On Monday, October 26, TU’s school of music had the opening symphony orchestra production of the season.
Every year, the school of music has a calendar full of events, from September to April.
“Unless specified otherwise, all performances [on the School of Music calendar] are held in the Lorton Performance Center and are free and open to the public.”
Having always considered myself a music lover, I cannot miss any chance to go to concerts. The first big concert of the year, which took place in Gussman Hall, was undoubtedly a huge success.
The concert started at 7:30 pm and was comprised of three pieces: an Overture by Mendelssohn, a work for Strings and Harp by Elgar, and a full symphony by Tchaikovsky: “Little Russian.”
TU Orchestra was wholly presented, along with two conductors. One of the conductors was Professor Richard Wagner, the second one TU junior Drew Crane. The presence of a student conductor brought a new air to the orchestra.
After the concert, I had a chance to talk with our two wonderful conductors. When asked why these pieces, Professor Wagner proudly said: “I chose them! I chose these because they are pieces that can show off the competency of the orchestra.”
According to Professor Wagner, it took eight weeks to practice and prepare for the stage. He said in order to know whether the night was a success, look at the audience.

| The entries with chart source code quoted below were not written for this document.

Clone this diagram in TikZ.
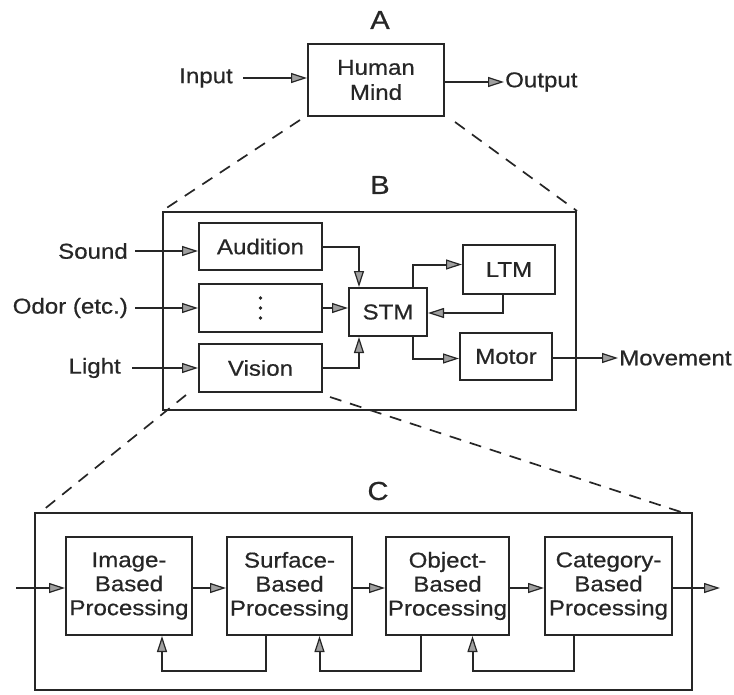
\documentclass[tikz,border=0pt]{standalone}
\usepackage{fontspec}
\setmainfont{Liberation Sans}[FakeStretch=1.12,FakeBold=0.6]
\usetikzlibrary{arrows.meta,calc}
\begin{document}
\begin{tikzpicture}[x=1pt,y=-1pt,
  ink/.style={draw=black!85,line width=2pt},
  blk/.style={ink,rectangle,inner sep=0pt,align=center,font=\fontsize{21.5}{24}\selectfont,text=black!85},
  lbl/.style={inner sep=1pt,font=\fontsize{21.5}{24}\selectfont,text=black!85},
  ttl/.style={inner sep=0pt,font=\fontsize{26}{28}\selectfont,text=black!85},
  arr/.style={ink,-{Triangle[length=16pt,width=10pt,fill=gray!75,line width=1.2pt]}},
  zoomline/.style={draw=black!85,line width=1.7pt,dash pattern=on 12pt off 9pt},
  dot/.style={fill=black!85}]
\useasboundingbox (0,0) rectangle (734,694);

% ---------- level A ----------
\node[ttl] (tA) at (380,20) {A};
\node[blk,minimum width=136pt,minimum height=72pt] (mind) at (376,80) {Human\\[1pt]Mind};
\node[lbl,anchor=east] (in) at (234,78) {Input};
\node[lbl,anchor=west] (out) at (504,82) {Output};
\draw[arr] ([xshift=9pt]in.east) -- (in.east -| mind.west);
\draw[arr] (mind.east |- out.west) -- (out.west);

% ---------- level B ----------
\node[ttl] (tB) at (380,185) {B};
\node[ink,rectangle,minimum width=413pt,minimum height=198pt,inner sep=0pt] (boxB) at (369.5,311) {};
\node[blk,minimum width=123pt,minimum height=47pt] (aud) at (260.5,246.5) {Audition};
\node[blk,minimum width=123pt,minimum height=48pt] (dots) at (260.5,308) {};
\fill[dot] ($(dots.center)+(0,-10)$) circle (1.8pt)
           (dots.center) circle (1.8pt)
           ($(dots.center)+(0,10)$) circle (1.8pt);
\node[blk,minimum width=123pt,minimum height=48pt] (vis) at (260.5,368) {Vision};
\node[blk,minimum width=78pt,minimum height=48pt] (stm) at (388,312) {STM};
\node[blk,minimum width=92pt,minimum height=49pt] (ltm) at (509,269.5) {LTM};
\node[blk,minimum width=92pt,minimum height=47pt] (mot) at (506,356.5) {Motor};
\node[lbl,anchor=east] (snd) at (129,251) {Sound};
\node[lbl,anchor=east] (odr) at (129,308) {Odor (etc.)};
\node[lbl,anchor=east] (lgt) at (122,368) {Light};
\node[lbl,anchor=west] (move) at (618,358) {Movement};

\draw[arr] ([xshift=6pt]snd.east) -- (snd.east -| aud.west);
\draw[arr] ([xshift=6pt]odr.east) -- (odr.east -| dots.west);
\draw[arr] ([xshift=10pt]lgt.east) -- (lgt.east -| vis.west);
\draw[arr] (aud.east) -| ([xshift=-29pt]stm.north);
\draw[arr] (dots.east) -- (dots.east -| stm.west);
\draw[arr] (vis.east) -| ([xshift=-29pt]stm.south);
\draw[arr] ([xshift=25pt]stm.north) |- ([yshift=5pt]ltm.west);
\draw[arr] ([xshift=-6pt]ltm.south) |- ([yshift=-1pt]stm.east);
\draw[arr] ([xshift=25pt]stm.south) |- ([yshift=-2pt]mot.west);
\draw[arr] (mot.east |- move.west) -- (move.west);

% zoom lines from A to B
\coordinate (a1) at (300,120);
\coordinate (a2) at (455,122);
\draw[zoomline] (a1) -- (boxB.north west);
\draw[zoomline] (a2) -- (boxB.north east);

% ---------- level C ----------
\node[ttl] (tC) at (378,491) {C};
\node[ink,rectangle,minimum width=657pt,minimum height=177pt,inner sep=0pt] (boxC) at (363.5,601.5) {};
\node[blk,minimum width=126pt,minimum height=98pt] (img) at (129,586) {Image-\\Based\\Processing};
\node[blk,minimum width=125pt,minimum height=98pt] (surf) at (289.5,586) {Surface-\\Based\\Processing};
\node[blk,minimum width=123pt,minimum height=98pt] (obj) at (447.5,586) {Object-\\Based\\Processing};
\node[blk,minimum width=127pt,minimum height=98pt] (cat) at (608.5,586) {Category-\\Based\\Processing};
\coordinate (cin) at (16,588);
\coordinate (cout) at (720,588);

\draw[arr] (cin) -- (cin -| img.west);
\draw[arr] (img.east |- cin) -- (surf.west |- cin);
\draw[arr] (surf.east |- cin) -- (obj.west |- cin);
\draw[arr] (obj.east |- cin) -- (cat.west |- cin);
\draw[arr] (cat.east |- cout) -- (cout);
\draw[arr] ([xshift=-24pt]surf.south) -- ++(0,35) -| ([xshift=33pt]img.south);
\draw[arr] ([xshift=-27pt]obj.south) -- ++(0,35) -| ([xshift=30pt]surf.south);
\draw[arr] ([xshift=-35pt]cat.south) -- ++(0,35) -| ([xshift=25pt]obj.south);

% zoom lines from Vision to C
\coordinate (v1) at (186,395);
\coordinate (v2) at (330,397);
\draw[zoomline] (v1) -- (42,511);
\draw[zoomline] (v2) -- (684,513);
\end{tikzpicture}
\end{document}
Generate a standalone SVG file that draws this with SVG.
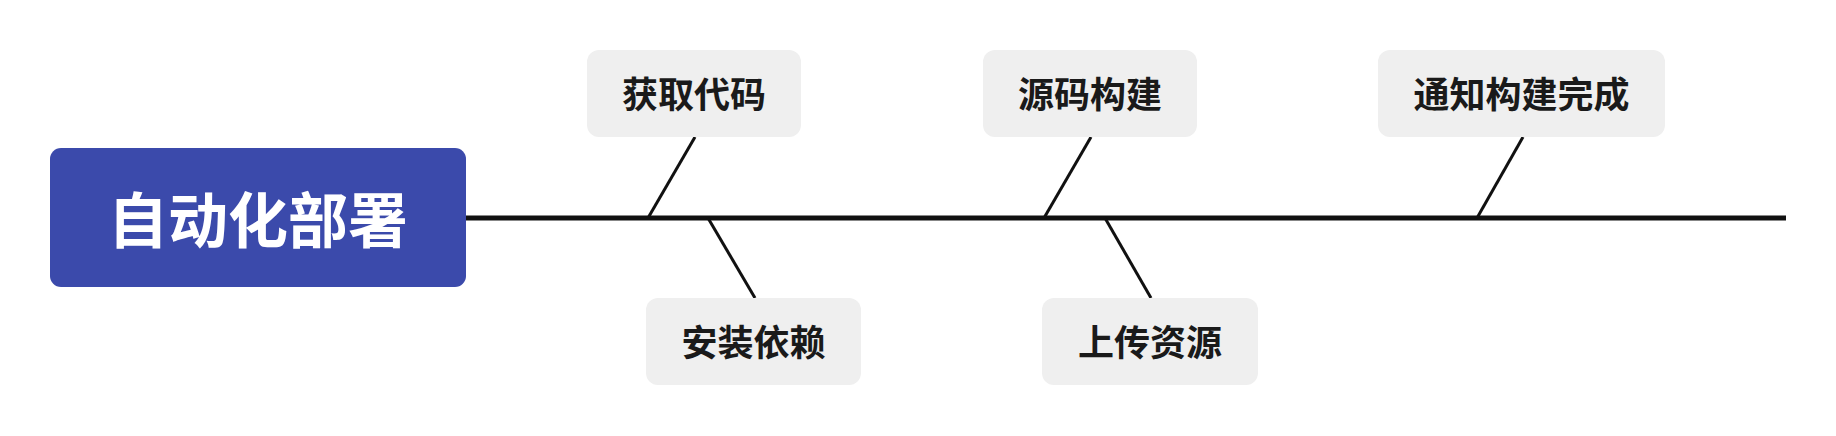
<svg xmlns="http://www.w3.org/2000/svg" width="1836" height="436" viewBox="0 0 1836 436">
<style>
.bg{fill:#ffffff}
.root rect{fill:#3B4AAB}
.root text{fill:#ffffff;font-family:"Noto Sans CJK SC","Noto Sans",sans-serif;font-weight:bold;font-size:60px;text-anchor:middle;dominant-baseline:central}
.sub rect{fill:#EFEFEF}
.sub text{fill:#1a1a1a;font-family:"Noto Sans CJK SC","Noto Sans",sans-serif;font-weight:bold;font-size:36px;text-anchor:middle;dominant-baseline:central}
.spine{stroke:#111111;stroke-width:5;fill:none}
.bone{stroke:#111111;stroke-width:3;fill:none}
</style>
<rect class="bg" x="0" y="0" width="1836" height="436"/>
<g id="connectors">
<line class="spine" x1="466" y1="218" x2="1786" y2="218"/>
<line class="bone" x1="695" y1="137" x2="648" y2="218"/>
<line class="bone" x1="708" y1="218" x2="755" y2="298"/>
<line class="bone" x1="1091" y1="137" x2="1044" y2="218"/>
<line class="bone" x1="1105" y1="218" x2="1151" y2="298"/>
<line class="bone" x1="1523" y1="137" x2="1477" y2="218"/>
</g>
<g id="root" class="root">
<rect x="50" y="148" width="416" height="139" rx="11"/>
<text x="258" y="216">自动化部署</text>
</g>
<g id="n1" class="sub">
<rect x="587" y="50" width="214" height="87" rx="12"/>
<text x="694" y="92">获取代码</text>
</g>
<g id="n2" class="sub">
<rect x="646" y="298" width="215" height="87" rx="12"/>
<text x="753.5" y="340">安装依赖</text>
</g>
<g id="n3" class="sub">
<rect x="983" y="50" width="214" height="87" rx="12"/>
<text x="1090" y="92">源码构建</text>
</g>
<g id="n4" class="sub">
<rect x="1042" y="298" width="216" height="87" rx="12"/>
<text x="1150" y="340">上传资源</text>
</g>
<g id="n5" class="sub">
<rect x="1378" y="50" width="287" height="87" rx="12"/>
<text x="1521.5" y="92">通知构建完成</text>
</g>
</svg>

Based on what I saw that night, it must have been! Everyone stayed, lingered, cheered and chatted. Since the audience was happy, the performance must have been a success.
What made this year’s opening a special one was the presence of a student conductor. Professor Wagner claimed that this only happens whenever we have a student who is qualified enough for the job.
Crane is a junior studying Piano Performance and has taken several conducting classes. However, TU does not offer a conducting major.
Crane shared that this was not his first time conducting an orchestra or TU ensembles, but it was his first official time with TU symphony orchestra.
Crane said, “It feels like home, and at the same time so amazing up there.”
Crane also shared that the orchestra practiced hard for this, and due to time conflicts, he had to practice with each group separately. At first, the musicians had problems following his baton, but step by step, they got used to it, and it finally bloomed into a magnificent performance last Monday.
Of the three pieces, Crane conducted the middle one, Sospiri, which means “Sighs” in Italian. It’s a beautiful work about the death of the composer’s close family friend, who is a violinist.
“This is not a simply sad piece,” Crane said.
Sospiri was originally a companion to Elgar’s popular “Salute d’Amour,” which explains the romantic air found in a piece about war and loss
Crane said the piece, “describes love at a more mature stage, like an older couple still in love. It doesn’t contain the fiery passion as young love does (like Salut D’Amore), but rather it has a more mellow energy, like a sigh of content.”
The concert was indeed a wonderful opening to what will hopefully be a good season for the TU symphony orchestra, featuring all the best and most brilliant of our musicians. Due to their earnest devotion to bring joy and pleasure to the audiences, I am looking forward to future performances.